The church has become emblematic of the death and destruction in central coastal towns after Wednesday's magnitude 8.0 earthquake, which killed more than 500 people and left tens of thousands homeless.

"I was getting ready to leave and then the earthquake began," Miroquesada told Reuters, saying the first tremor struck as a funeral mass was coming to an end in the San Clemente church in the hard-hit colonial town of Pisco.

The lights went out and Miroquesada managed to scramble under a table in the sacristy as the building's roof and walls came down.

When Miroquesada emerged from beneath his table after the ground had stopped heaving, a dense cloud of damp, muddy dust was all that was left of San Clemente's main chapel.

"It happened just as the mass was ending, at the point when all the participants move to the front to greet the grieving relatives," said the white-haired priest.

"I would take a wild guess that about 100 people died in there because there were roughly 200 in the chapel," he said.
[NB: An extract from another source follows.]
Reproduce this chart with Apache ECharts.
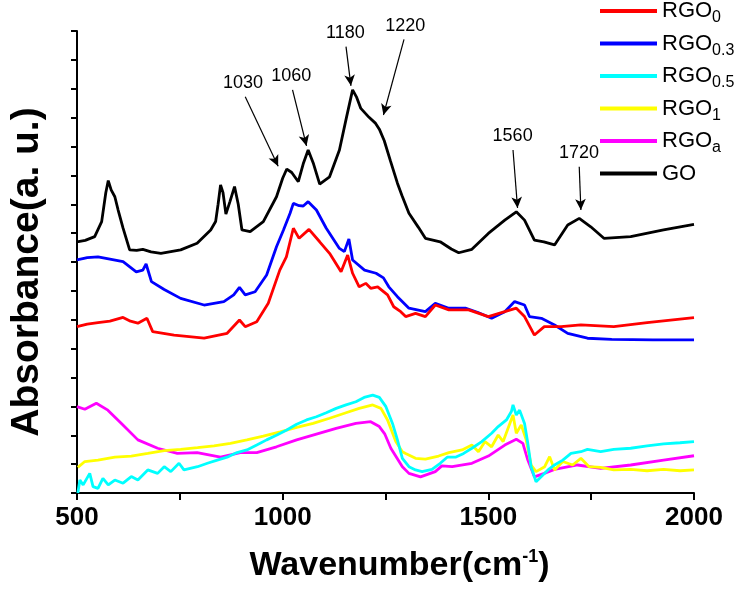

Rescue workers had pulled 70 bodies from the ruins of San Clemente by late on Friday. Even though they pulled a man alive from the same wreckage 24 hours after the quake, they were not hopeful about finding more survivors.

Roberto Rivera, a volunteer rescue worker, said the chances of anyone else being found alive were next to none, and that heavy machinery was already being used to excavate the site.

"We'll pray to God for a miracle and that we can find more people," he said.